- Born: Stillwater, Oklahoma, U.S.
- Occupations: Researcher, writer

Academic background
- Alma mater: Oklahoma State University Yale University University of Cambridge

Academic work
- Discipline: Philosophy
- Sub-discipline: Theology, Cultural sociology

= Jonathan D. Teubner =

Jonathan D. Teubner is an American researcher and writer. He is a Research Associate at Harvard University's Human Flourishing Program. Teubner is known for his work in the history of philosophy, theology, and cultural sociology.

==Early life and education==
Teubner grew up in Stillwater, Oklahoma. Teubner earned a BS in economics from Oklahoma State University in 2006. He later completed an MA in philosophy of religion at Yale University in 2010. Teubner studied Arabic and religious studies at the University of Tubingen from 2007 to 2008. He completed a PhD in intellectual history at the University of Cambridge in 2013.

== Career ==
After completing his doctorate, he held a Fernand Braudel postdoctoral fellowship at Paris-Sorbonne University from 2014 to 2015. He later worked at the University of Virginia from 2015 to 2019 as associate director of the university's research program on Religion, Politics and Conflict. From 2019 to 2022, Teubner was a Research Fellow at Humboldt University of Berlin.

In 2021, he joined Harvard University as a research associate and program lead with the Human Flourishing Program. In the same year he co-founded of FilterLabs.AI, a data analytics company that analyzes public sentiment using online and social media content.
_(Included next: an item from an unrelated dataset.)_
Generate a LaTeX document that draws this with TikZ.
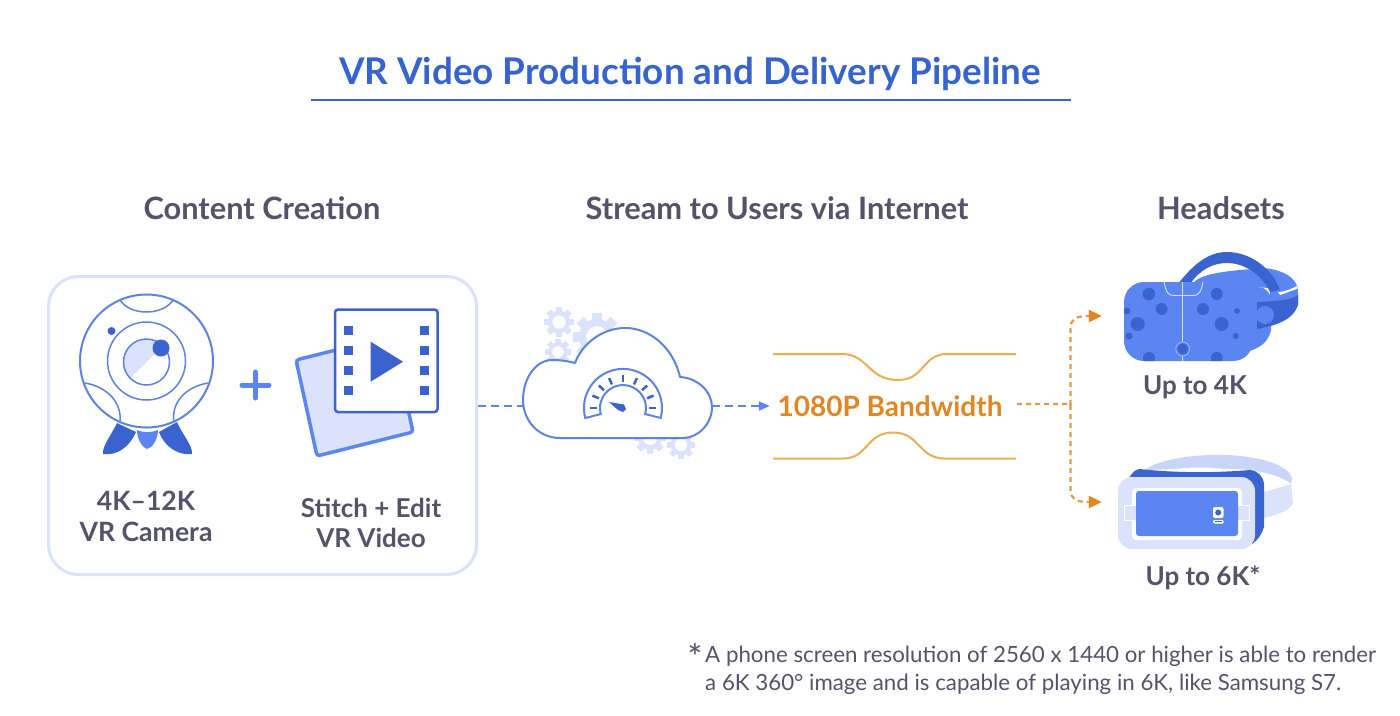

Teubner's research has focused on history of philosophy, theology, and cultural sociology. His work also includes research on the relationship between artificial intelligence and human flourishing. He has published books on St. Augustine of Hippo and the development of the Latin theological tradition, including Prayer after Augustine: A Study in the Development of the Latin Tradition (2018), which won the Manfred Lautenschlaeger Award for Theological Promise in 2019, and Charity after Augustine: Solidarity, Conflict, and the Practices of Charity (2024).